Solution: Overcoming the issues of divided infringement
- Typically, the issues of divided infringement can be overcome by carefully drafting claims from the perspective of only one device in the IoT system.
- But drafting that type of claim may not be possible, depending on the state of the art and whether the invention is even patent-eligible. If that’s the case, it should instead be preferred to claim the components that would most likely be sold or operated by the competitors.
An exemplary case of divided infringement in the IoT domain is discussed next.
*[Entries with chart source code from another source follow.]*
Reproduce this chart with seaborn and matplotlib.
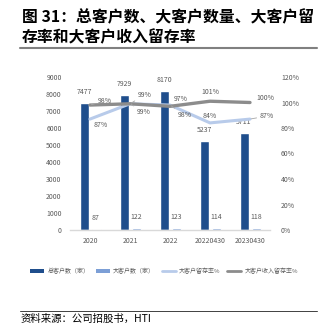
import numpy as np
import pandas as pd
import matplotlib
matplotlib.use("Agg")
import matplotlib.pyplot as plt
from matplotlib.patches import Patch
from matplotlib.lines import Line2D
import seaborn as sns

# Data
categories = ["2020", "2021", "2022", "20220430", "20230430"]
total_clients = [7477, 7929, 8170, 5237, 5711]
large_clients = [87, 122, 123, 114, 118]
large_retention = [87, 99, 98, 84, 87]
revenue_retention = [98, 99, 97, 101, 100]
left_ticks = [0, 1000, 2000, 3000, 4000, 5000, 6000, 7000, 8000, 9000]
right_ticks = [0, 20, 40, 60, 80, 100, 120]

series_names = ["总客户数（家）", "大客户数（家）", "大客户留存率%", "大客户收入留存率%"]
c_total = "#1f4e8c"
c_large = "#7c9fd6"
c_ret = "#b8cbea"
c_rev = "#8c8c8c"
c_text = "#595959"

sns.set_theme(style="white")
plt.rcParams["font.family"] = ["Noto Sans CJK SC", "DejaVu Sans"]

W, H = 322, 335
fig = plt.figure(figsize=(W / 100, H / 100), dpi=100)

def fx(px):
    return px / W

def fy(py):
    return 1 - py / H

# Plot area
left_px, right_px, top_px, bottom_px = 70, 270, 77, 230
ax = fig.add_axes([fx(left_px), fy(bottom_px), (right_px - left_px) / W, (bottom_px - top_px) / H])

df = pd.DataFrame({
    "cat": categories * 2,
    "value": total_clients + large_clients,
    "series": [series_names[0]] * len(categories) + [series_names[1]] * len(categories),
})
sns.barplot(data=df, x="cat", y="value", hue="series", palette=[c_total, c_large],
            width=0.6, gap=0.25, ax=ax, legend=False, saturation=1)

ax.set_xlim(-0.5, len(categories) - 0.5)
ax.set_ylim(0, 9000)
ax.set_yticks(left_ticks)
ax.set_yticklabels([str(t) for t in left_ticks])
ax.set_xlabel("")
ax.set_ylabel("")
for s in ["top", "right", "left"]:
    ax.spines[s].set_visible(False)
ax.spines["bottom"].set_color("#d9d9d9")
ax.spines["bottom"].set_linewidth(1.0)
ax.tick_params(axis="both", length=0, labelsize=5, labelcolor=c_text, pad=6)
ax.tick_params(axis="x", pad=5)

for cont in ax.containers:
    ax.bar_label(cont, fontsize=5, color=c_text, padding=5)

# Percent lines on a secondary axis
ax2 = ax.twinx()
xpos = np.arange(len(categories))
sns.lineplot(x=xpos, y=large_retention, ax=ax2, color=c_ret, linewidth=2.2, sort=False)
sns.lineplot(x=xpos, y=revenue_retention, ax=ax2, color=c_rev, linewidth=2.4, sort=False)
ax2.set_ylim(0, 120)
ax2.set_yticks(right_ticks)
ax2.set_yticklabels([f"{t}%" for t in right_ticks])
ax2.set_xlim(-0.5, len(categories) - 0.5)
for s in ["top", "right", "left", "bottom"]:
    ax2.spines[s].set_visible(False)
ax2.tick_params(axis="y", length=0, labelsize=5, labelcolor=c_text, pad=8)
ax2.grid(False)
ax.grid(False)

# Percent labels (offsets in pixels from each point)
lead = dict(arrowstyle="-", color="#a6a6a6", lw=0.6, shrinkA=0, shrinkB=1)
rev_offsets = [(15, 4), (15, 9), (11, 7), (0, 9), (15, 4)]
ret_offsets = [(11, -6), (14, -8), (15, -10), (0, 7), (17, 3)]
rev_lead = [True, True, False, False, False]
ret_lead = [False, True, True, False, True]
for i, v in enumerate(revenue_retention):
    ax2.annotate(f"{v}%", (xpos[i], v), xytext=rev_offsets[i], textcoords="offset pixels",
                 ha="center", va="center", fontsize=5, color=c_text,
                 arrowprops=lead if rev_lead[i] else None)
for i, v in enumerate(large_retention):
    ax2.annotate(f"{v}%", (xpos[i], v), xytext=ret_offsets[i], textcoords="offset pixels",
                 ha="center", va="center", fontsize=5, color=c_text,
                 arrowprops=lead if ret_lead[i] else None)

# Legend
handles = [
    Patch(facecolor=c_total, edgecolor="none"),
    Patch(facecolor=c_large, edgecolor="none"),
    Line2D([0], [0], color=c_ret, lw=2.0),
    Line2D([0], [0], color=c_rev, lw=2.0),
]
fig.legend(handles, series_names, loc="center", bbox_to_anchor=(fx(164), fy(271)), ncol=4,
           frameon=False, fontsize=4.3, handlelength=2.3, handleheight=0.7, columnspacing=1.1,
           handletextpad=0.6, labelcolor=c_text, borderpad=0, borderaxespad=0)

# Title and rules
fig.text(fx(22), fy(17), "图 31：总客户数、大客户数量、大客户留", fontsize=11.4, fontweight="bold",
         ha="left", va="center", color="#000000")
fig.text(fx(22), fy(37), "存率和大客户收入留存率", fontsize=11.4, fontweight="bold",
         ha="left", va="center", color="#000000")
fig.add_artist(Line2D([fx(20), fx(317)], [fy(48), fy(48)], color="#808080", lw=1.5))
fig.add_artist(Line2D([fx(20), fx(317)], [fy(311), fy(311)], color="#404040", lw=0.7))
fig.text(fx(21), fy(319), "资料来源：公司招股书，HTI", fontsize=7.5, ha="left", va="center",
         color="#000000")

fig.savefig("out.png", dpi=100)
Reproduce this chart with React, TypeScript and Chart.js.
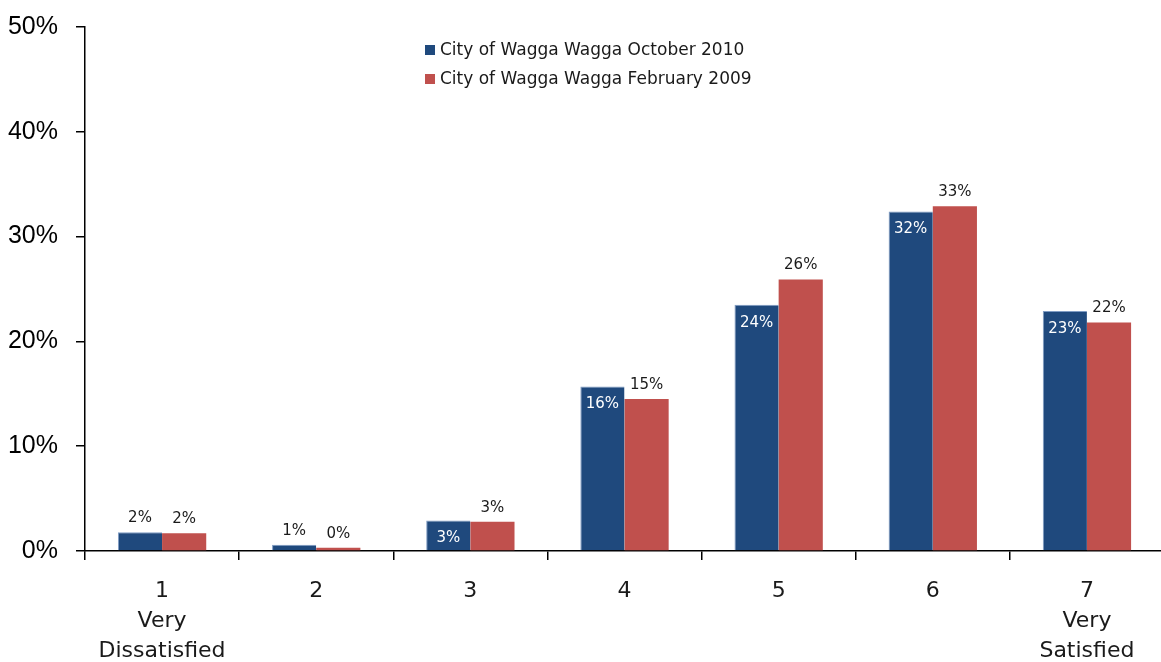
import React, { useEffect, useRef } from "react";
import { Chart, registerables } from "chart.js";

Chart.register(...registerables);

const categories: string[][] = [["1", "Very", "Dissatisfied"], ["2"], ["3"], ["4"], ["5"], ["6"], ["7", "Very", "Satisfied"]];
const seriesNames = ["City of Wagga Wagga October 2010", "City of Wagga Wagga February 2009"];
const oct2010 = [1.8, 0.6, 2.9, 15.7, 23.5, 32.4, 22.9];
const feb2009 = [1.7, 0.3, 2.8, 14.5, 25.9, 32.9, 21.8];
const oct2010Labels = ["2%", "1%", "3%", "16%", "24%", "32%", "23%"];
const feb2009Labels = ["2%", "0%", "3%", "15%", "26%", "33%", "22%"];
const yTicks = [0, 10, 20, 30, 40, 50];

const BLUE = "#1F497D";
const RED = "#C0504D";
const FONT = "'DejaVu Sans', sans-serif";

const labelPlugin = {
  id: "valueLabels",
  afterDatasetsDraw(chart: any) {
    const ctx = chart.ctx;
    ctx.save();
    ctx.font = `15px ${FONT}`;
    ctx.textAlign = "center";
    ctx.textBaseline = "middle";
    const sets = [oct2010Labels, feb2009Labels];
    chart.data.datasets.forEach((ds: any, di: number) => {
      const meta = chart.getDatasetMeta(di);
      meta.data.forEach((bar: any, i: number) => {
        const h = bar.base - bar.y;
        const inside = di === 0 && h > 25;
        if (inside) {
          ctx.fillStyle = "#ffffff";
          ctx.fillText(sets[di][i], bar.x, bar.y + 18);
        } else {
          ctx.fillStyle = "#1a1a1a";
          ctx.fillText(sets[di][i], bar.x, bar.y - 14);
        }
      });
    });
    ctx.restore();
  },
};

const legendPlugin = {
  id: "customLegend",
  afterDraw(chart: any) {
    const ctx = chart.ctx;
    ctx.save();
    ctx.font = `17px ${FONT}`;
    ctx.textBaseline = "middle";
    ctx.textAlign = "left";
    const x0 = 425;
    const ys = [50, 79];
    chart.data.datasets.forEach((ds: any, di: number) => {
      ctx.fillStyle = ds.backgroundColor;
      ctx.fillRect(x0, ys[di] - 5, 10, 10);
      ctx.fillStyle = "#1a1a1a";
      ctx.fillText(ds.label, x0 + 15, ys[di] + 1);
    });
    ctx.restore();
  },
};

export default function App() {
  const ref = useRef<HTMLCanvasElement | null>(null);
  useEffect(() => {
    document.body.style.margin = "0";
    const chart = new Chart(ref.current as HTMLCanvasElement, {
      type: "bar",
      data: {
        labels: categories,
        datasets: [
          { label: seriesNames[0], data: oct2010, backgroundColor: BLUE, borderColor: "#7f9cc4", borderWidth: { top: 1, left: 1, right: 0, bottom: 0 } as any },
          { label: seriesNames[1], data: feb2009, backgroundColor: RED, borderWidth: 0 },
        ],
      },
      options: {
        animation: false,
        responsive: false,
        maintainAspectRatio: false,
        layout: { padding: { top: 27, right: 0, left: 0, bottom: 0 } },
        datasets: { bar: { categoryPercentage: 0.573, barPercentage: 1 } },
        plugins: { legend: { display: false }, tooltip: { enabled: false } },
        scales: {
          x: {
            afterFit: (s: any) => { s.height = 111; s.paddingRight = 0; s.paddingLeft = 0; },
            border: { display: true, color: "#000", width: 1.5 },
            grid: { display: true, offset: true, drawOnChartArea: false, drawTicks: true, tickLength: 9, color: "#000", lineWidth: 1.5 },
            ticks: { color: "#1a1a1a", padding: 16, font: { family: "'DejaVu Sans', sans-serif", size: 22, lineHeight: 1.36 } },
          },
          y: {
            min: 0,
            max: 50,
            afterFit: (s: any) => { s.width = 85; s.paddingTop = 0; s.paddingBottom = 0; },
            afterBuildTicks: (s: any) => { s.ticks = yTicks.map((v) => ({ value: v })); },
            border: { display: true, color: "#000", width: 1.5 },
            grid: { display: true, drawOnChartArea: false, drawTicks: true, tickLength: 9, color: "#000", lineWidth: 1.5 },
            ticks: { color: "#000", padding: 18, font: { family: "'Liberation Sans', sans-serif", size: 25 }, callback: (v: any) => `${v}%` },
          },
        },
      },
      plugins: [labelPlugin, legendPlugin],
    });
    return () => chart.destroy();
  }, []);
  return (
    <div style={{ position: "absolute", left: 0, top: 0, width: 1161, height: 662, overflow: "hidden" }}>
      <canvas ref={ref} width={1164} height={662} style={{ width: 1164, height: 662, display: "block" }} />
    </div>
  );
}
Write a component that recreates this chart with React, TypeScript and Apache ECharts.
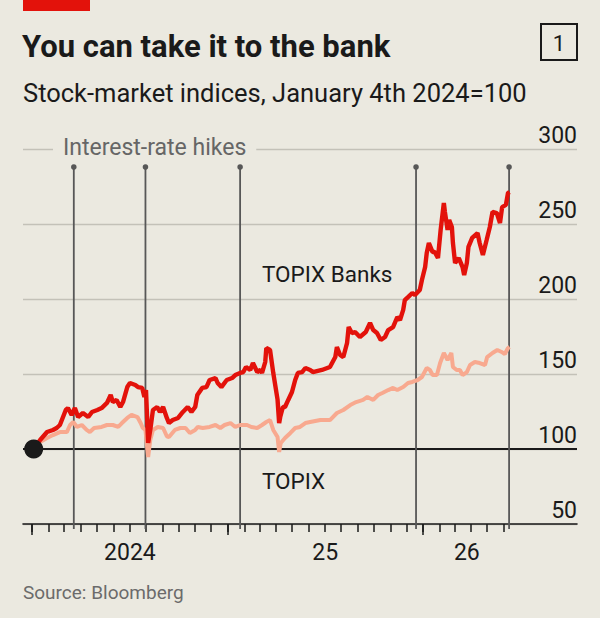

Smart-City: How joint infringement could occur?: A Real-life Example
For a real-life example that shows how the various claim strategies to overcome joint infringement might play out, we can look to smart city schemes. Broadly, “sensing cities” use smart sensors as municipal infrastructure. In patenting the sensing city, one could claim:
- The smart sensor itself. However, that likely wouldn’t capture the big picture idea of how it’s being used. And the smart sensor by itself might not be novel, and therefore not patentable.
- The “cloud” perspective (which describes how the data from the sensors is used). However, it might be much more difficult to detect infringement, because you’re basically claiming a software process running on a private server.
- The whole system (which covers the sensors and the servers operating together). However, you might end up with a divided infringement problem where one entity owns or operates the sensors, and another entity aggregates or processes the data.
Sometimes overcoming this problem may require compromise – maybe you simply can’t claim the invention from the perspective of a single device. However, in most cases, a smart drafter can find a way to craft independent claims that don’t have a divided infringement problem, and that’s usually a strong approach.
Challenge #3: Subject-matter eligibility post-Alice v CLS Bank Decision
Patenting inventions directed to the IoT domain has become more challenging in wake of the Alice decision. IoT broadly involves convergence of many technologies, the chief among them being:
- Real time analytics [Big Data algorithms]
- Machine learning [Deep learning algorithms]
- Commodity Sensors [The generic ones]
- Embedded systems [Well known Technology]
Essentially, IoT employs the above-mentioned technologies in their current state of the art and does not intend to induce improvement in their functioning. IoT enables the aforesaid technologies to connect and exchange data (speak with each other), thereby creating opportunities for more direct integration of the physical world into the computer-based systems. This results in efficiency improvements, economic benefits, and reduced human exertions. Since the underlying objective of IoT ecosystems is concerned with achieving economic benefits and process optimizations, there is a high chance of an invention directed to IoT being characterized as an abstract idea without producing any technical improvement/tangible result.